→ **Directive**
Repeat the data below exactly, dropping any pictures it holds.
● ● ●
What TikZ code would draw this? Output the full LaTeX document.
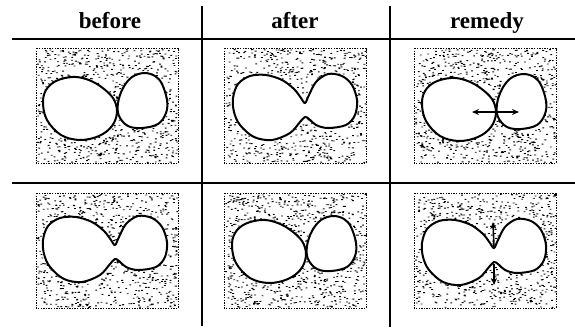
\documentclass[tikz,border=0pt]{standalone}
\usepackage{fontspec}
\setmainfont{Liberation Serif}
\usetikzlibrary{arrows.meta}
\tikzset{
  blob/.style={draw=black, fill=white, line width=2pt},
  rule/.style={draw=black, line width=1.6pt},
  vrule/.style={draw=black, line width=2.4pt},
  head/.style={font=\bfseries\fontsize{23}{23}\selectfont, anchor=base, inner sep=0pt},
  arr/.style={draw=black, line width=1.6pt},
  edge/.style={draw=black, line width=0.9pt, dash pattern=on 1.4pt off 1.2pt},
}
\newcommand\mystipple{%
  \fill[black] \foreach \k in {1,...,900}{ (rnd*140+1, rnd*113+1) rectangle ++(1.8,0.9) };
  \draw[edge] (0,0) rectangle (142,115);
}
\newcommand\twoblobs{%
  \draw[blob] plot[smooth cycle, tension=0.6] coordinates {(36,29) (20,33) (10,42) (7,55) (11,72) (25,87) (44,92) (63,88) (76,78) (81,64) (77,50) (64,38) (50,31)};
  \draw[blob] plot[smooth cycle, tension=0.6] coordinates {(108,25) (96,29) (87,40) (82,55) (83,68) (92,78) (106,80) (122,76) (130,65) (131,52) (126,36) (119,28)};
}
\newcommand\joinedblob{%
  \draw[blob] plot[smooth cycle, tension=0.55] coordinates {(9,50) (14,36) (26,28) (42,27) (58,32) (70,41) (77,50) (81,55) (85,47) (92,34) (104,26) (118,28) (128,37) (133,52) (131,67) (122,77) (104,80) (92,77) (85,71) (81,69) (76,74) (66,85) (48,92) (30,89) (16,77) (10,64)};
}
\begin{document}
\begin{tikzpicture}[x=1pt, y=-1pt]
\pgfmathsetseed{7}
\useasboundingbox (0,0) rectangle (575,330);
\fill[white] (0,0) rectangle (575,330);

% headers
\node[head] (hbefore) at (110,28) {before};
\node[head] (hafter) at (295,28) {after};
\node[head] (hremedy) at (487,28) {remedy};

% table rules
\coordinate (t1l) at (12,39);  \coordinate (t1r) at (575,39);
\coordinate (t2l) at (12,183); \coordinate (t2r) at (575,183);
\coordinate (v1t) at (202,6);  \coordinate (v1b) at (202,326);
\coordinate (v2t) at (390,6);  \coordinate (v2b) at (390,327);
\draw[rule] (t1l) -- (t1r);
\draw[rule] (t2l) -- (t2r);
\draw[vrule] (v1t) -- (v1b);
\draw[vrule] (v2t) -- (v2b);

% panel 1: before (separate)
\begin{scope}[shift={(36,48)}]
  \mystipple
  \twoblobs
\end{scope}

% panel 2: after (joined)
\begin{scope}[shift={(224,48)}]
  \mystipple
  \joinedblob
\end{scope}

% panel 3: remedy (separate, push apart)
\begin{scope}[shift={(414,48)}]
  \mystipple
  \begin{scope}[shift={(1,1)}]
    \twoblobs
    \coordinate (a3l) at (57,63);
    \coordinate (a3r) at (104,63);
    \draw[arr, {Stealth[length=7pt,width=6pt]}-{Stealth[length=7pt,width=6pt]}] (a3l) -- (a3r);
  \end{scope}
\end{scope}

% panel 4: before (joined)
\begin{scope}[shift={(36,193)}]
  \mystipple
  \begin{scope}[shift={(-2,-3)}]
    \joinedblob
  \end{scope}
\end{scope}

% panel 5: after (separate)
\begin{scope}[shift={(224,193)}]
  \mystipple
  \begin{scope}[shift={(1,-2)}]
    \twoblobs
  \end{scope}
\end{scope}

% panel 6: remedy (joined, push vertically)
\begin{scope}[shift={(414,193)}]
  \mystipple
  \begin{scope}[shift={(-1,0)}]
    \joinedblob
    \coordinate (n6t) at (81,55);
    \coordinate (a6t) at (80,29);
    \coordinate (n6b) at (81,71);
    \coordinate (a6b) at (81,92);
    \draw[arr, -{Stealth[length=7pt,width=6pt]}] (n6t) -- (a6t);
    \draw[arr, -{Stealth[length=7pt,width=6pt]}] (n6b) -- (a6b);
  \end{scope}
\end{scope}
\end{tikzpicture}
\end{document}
● ● ●
→ **Written reply**
What TikZ code would draw this? Output the full LaTeX document.
\documentclass[tikz,border=0pt]{standalone}
\usepackage{fontspec}
\setmainfont{Liberation Serif}
\usetikzlibrary{arrows.meta}
\tikzset{
  blob/.style={draw=black, fill=white, line width=2pt},
  rule/.style={draw=black, line width=1.6pt},
  vrule/.style={draw=black, line width=2.4pt},
  head/.style={font=\bfseries\fontsize{23}{23}\selectfont, anchor=base, inner sep=0pt},
  arr/.style={draw=black, line width=1.6pt},
  edge/.style={draw=black, line width=0.9pt, dash pattern=on 1.4pt off 1.2pt},
}
\newcommand\mystipple{%
  \fill[black] \foreach \k in {1,...,900}{ (rnd*140+1, rnd*113+1) rectangle ++(1.8,0.9) };
  \draw[edge] (0,0) rectangle (142,115);
}
\newcommand\twoblobs{%
  \draw[blob] plot[smooth cycle, tension=0.6] coordinates {(36,29) (20,33) (10,42) (7,55) (11,72) (25,87) (44,92) (63,88) (76,78) (81,64) (77,50) (64,38) (50,31)};
  \draw[blob] plot[smooth cycle, tension=0.6] coordinates {(108,25) (96,29) (87,40) (82,55) (83,68) (92,78) (106,80) (122,76) (130,65) (131,52) (126,36) (119,28)};
}
\newcommand\joinedblob{%
  \draw[blob] plot[smooth cycle, tension=0.55] coordinates {(9,50) (14,36) (26,28) (42,27) (58,32) (70,41) (77,50) (81,55) (85,47) (92,34) (104,26) (118,28) (128,37) (133,52) (131,67) (122,77) (104,80) (92,77) (85,71) (81,69) (76,74) (66,85) (48,92) (30,89) (16,77) (10,64)};
}
\begin{document}
\begin{tikzpicture}[x=1pt, y=-1pt]
\pgfmathsetseed{7}
\useasboundingbox (0,0) rectangle (575,330);
\fill[white] (0,0) rectangle (575,330);

% headers
\node[head] (hbefore) at (110,28) {before};
\node[head] (hafter) at (295,28) {after};
\node[head] (hremedy) at (487,28) {remedy};

% table rules
\coordinate (t1l) at (12,39);  \coordinate (t1r) at (575,39);
\coordinate (t2l) at (12,183); \coordinate (t2r) at (575,183);
\coordinate (v1t) at (202,6);  \coordinate (v1b) at (202,326);
\coordinate (v2t) at (390,6);  \coordinate (v2b) at (390,327);
\draw[rule] (t1l) -- (t1r);
\draw[rule] (t2l) -- (t2r);
\draw[vrule] (v1t) -- (v1b);
\draw[vrule] (v2t) -- (v2b);

% panel 1: before (separate)
\begin{scope}[shift={(36,48)}]
  \mystipple
  \twoblobs
\end{scope}

% panel 2: after (joined)
\begin{scope}[shift={(224,48)}]
  \mystipple
  \joinedblob
\end{scope}

% panel 3: remedy (separate, push apart)
\begin{scope}[shift={(414,48)}]
  \mystipple
  \begin{scope}[shift={(1,1)}]
    \twoblobs
    \coordinate (a3l) at (57,63);
    \coordinate (a3r) at (104,63);
    \draw[arr, {Stealth[length=7pt,width=6pt]}-{Stealth[length=7pt,width=6pt]}] (a3l) -- (a3r);
  \end{scope}
\end{scope}

% panel 4: before (joined)
\begin{scope}[shift={(36,193)}]
  \mystipple
  \begin{scope}[shift={(-2,-3)}]
    \joinedblob
  \end{scope}
\end{scope}

% panel 5: after (separate)
\begin{scope}[shift={(224,193)}]
  \mystipple
  \begin{scope}[shift={(1,-2)}]
    \twoblobs
  \end{scope}
\end{scope}

% panel 6: remedy (joined, push vertically)
\begin{scope}[shift={(414,193)}]
  \mystipple
  \begin{scope}[shift={(-1,0)}]
    \joinedblob
    \coordinate (n6t) at (81,55);
    \coordinate (a6t) at (80,29);
    \coordinate (n6b) at (81,71);
    \coordinate (a6b) at (81,92);
    \draw[arr, -{Stealth[length=7pt,width=6pt]}] (n6t) -- (a6t);
    \draw[arr, -{Stealth[length=7pt,width=6pt]}] (n6b) -- (a6b);
  \end{scope}
\end{scope}
\end{tikzpicture}
\end{document}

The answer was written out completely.